The Difference Between Commercial Real Estate and Residential Mortgage Loans
There are many differences between commercial real estate and residential mortgage loans and understanding these differences can help you succeed in the commercial property industry. You will want to know what types of things are different between the two types of loans as well as what to look out for when applying for one.
When applying for loans, you will need to go through an underwriting process where your information and reputation are looked at in different ways before the underwriter decides to lend you money.
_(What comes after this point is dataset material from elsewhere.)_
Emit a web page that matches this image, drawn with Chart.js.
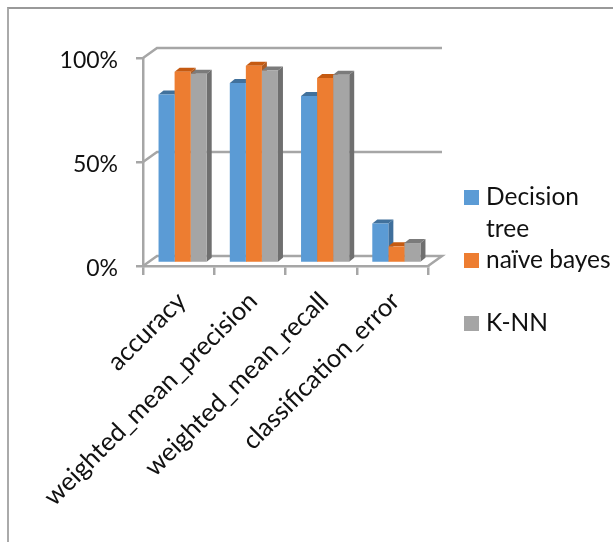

For residential loans, this will involve your personal financials as well as the value of the home-based on similar ones in the area.
For commercial property loans, underwriters will look at your personal and portfolio financials, the value of the property based on the cap rate and income supported by market comparables, and your record as a property investor.
Term and Amortization
Commercial real estate loans usually have a shorter term than the amortization whereas these things are usually the same with a residential loan. What this means is that while you may have a twenty-five-year amortization schedule, the time it would take you to pay it off with your standard payment amount, but only a five-year term in which to make full payment.
Some commercial loans will have a penalty, usually a higher interest rate, if you pay it back before the end of the term. These can be tough to navigate through the fine print, so it is a good idea to only take loans you want to pay on for the full term.
Pre-Approval vs Term Sheets
Buying residential property means that you are usually getting pre-approval on the loan and can finalize the terms once you have found a property. Buying commercial property, on the other hand, means that you have a term sheet that is dependent on the type of property you can get under contract.
The recourse involved in defaulting on a commercial versus residential mortgage can look very different as well. In residential properties, you lose your equity and home to the bank and in commercial properties, you lose your equity, the property and are usually liable for the full loan amount.
Purchasing commercial real estate is much different than buying residential property and moving from one kind of investment to the other can take a lot of research and reading find print. The more research you do into the ins and outs of real estate investment of any kind, the better return you are likely to see.